Every cell site lease has a 30, 60, or 90-day early termination clause in favor of the carriers or tower companies. This is because they anticipate mergers and acquisitions as a real possibility in the industry. They want the flexibility of being able to give you a brief notice and terminate all leases without any obligations beyond the notice. This is very problematic to call landlords because they cannot forecast future revenues with certainty. Additionally, this early termination clause prevents banks from loaning against the revenue streams.
While the risk is real, as mergers and acquisitions happen frequent in the industry. Sprint purchased Nextel. AT&T purchased Cricket. T-Mobile purchased MetroPCS, Verizon purchase Alltel. And these are just the most recent purchases. Each time there’s an acquisition, companies will identify duplicate list of cell sites that will no longer be required by the purchasing company. After the removal of obviously duplicating sites, engineers will be given the assignment to optimize the system even more to get more sites removed from the system. Providing similar or better coverage to both companies with fewer cell sites, fewer technicians, and fewer engineers are the very reasons why companies merge in the first place.

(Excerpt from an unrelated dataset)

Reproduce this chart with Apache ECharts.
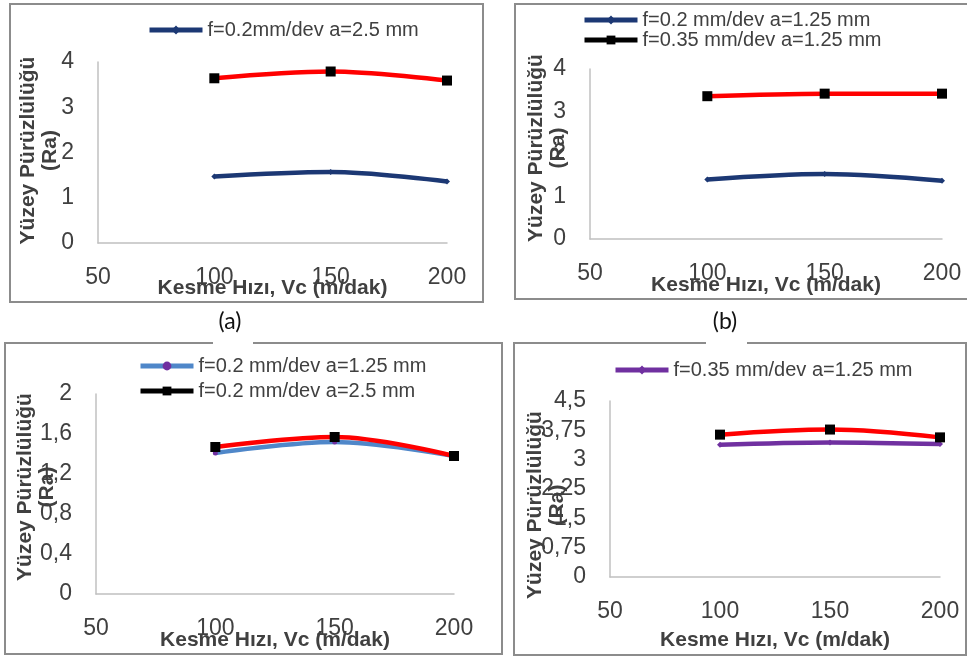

Immediately after the announcement of the purchase, all cell sites of the company being acquired will be valued at zero to Wall Street, because their cell sites are at a substantial risk of being terminated. It is true with Cricket landlords, whom we advised that they are likely to be acquired by a much larger company. At the time, leases that are at $1,000 per month rent was worth $180,000 to Wall Street. The day of the acquisition announcement, that valuation immediately turned to zero, as Wall Street no longer wants to purchase a lease that is about to be terminated.
Technological changes also add to the lease risks, particularly when the licensing costs to spectrums climb to billions of dollars per market (city). While we never advocate the message that cell sites will all go away, we want all landlords to be aware of the risks, and make financial decisions accordingly.